In Chicago story headlined "UPDATE 2-Bridgestone settles Texas class-action lawsuit" please read in sixth paragraph, "...of the Provost Umphrey law firm" instead of "...Provost Umphreys." (Corrects spelling).

A corrected version follows.

(Adds more background information, byline)

By Karen Padley

CHICAGO, May 23 (Reuters) - Bridgestone Corp. of Japan's Firestone unit said on Friday it has agreed to settle a Texas class-action lawsuit over its recall of Wilderness AT and ATX tires more than two years ago.

Firestone said details are still being worked out and won't be publicly disclosed until the agreement is approved by a court.

It is the first time that Firestone, of Nashville, Tennessee, has settled a class-action lawsuit stemming from the Aug. 2000 recall of 6.5 million allegedly defective tires. Similar suits are pending in many other states.

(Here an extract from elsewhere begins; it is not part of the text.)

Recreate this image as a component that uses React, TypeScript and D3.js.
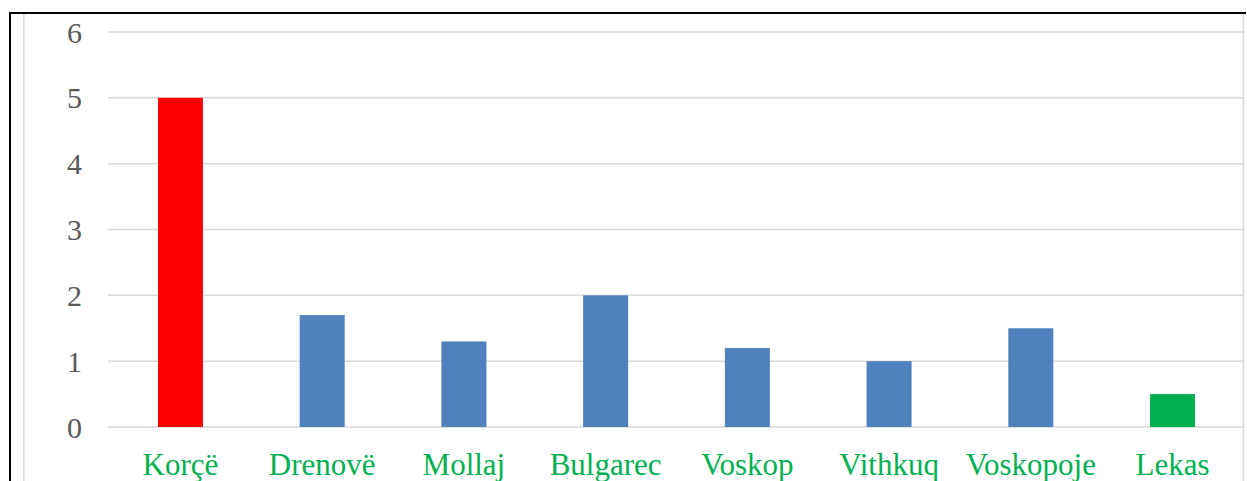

Tire owners, who got free replacement tires, tentatively would be compensated for their inconvenience and other costs. The settlement would not affect hundreds of personal-injury lawsuits still pending over rollover accidents involving tread separation.

Federal authorities have linked the tires, mostly installed on Ford Motor Co. Explorers, with 271 deaths and hundreds of injuries. Most of the personal-injury lawsuits have been settled out-of-court.

In Texas, plans tentatively call for the creation of a national settlement class, which would effectively extend the agreement's terms to all U.S. consumers, according to attorney Zona Jones of the Provost Umphrey law firm in Beaumont.

Jones filed the lawsuit in July 2002 on behalf of Terri Sheilds in Jefferson County's 172nd District Court.

Similar lawsuits were filed across the country after a federal appeals court struck down a national class-action certified in Indiana. That decision was appealed to the U.S. Supreme Court, which refused to hear the case in January.

No hearing date on the tentative settlement has been set. Jones said he hopes the details can be presented to Judge Donald Floyd within the next 30 to 60 days.

The settlement was first reported Thursday by a Beaumont, Texas, television station.

Ford, also a defendant in the Texas class-action lawsuit, couldn't be immediately reached for comment. It voluntarily recalled another 13 million Firestone tires in May 2001.

Firestone originally had recalled about 14.4 million tires, although only about 6.5 million were thought to be still on the road at the time.

Ford and Firestone each blamed the other for the problems. The two ended their almost century-long business relationship as a result.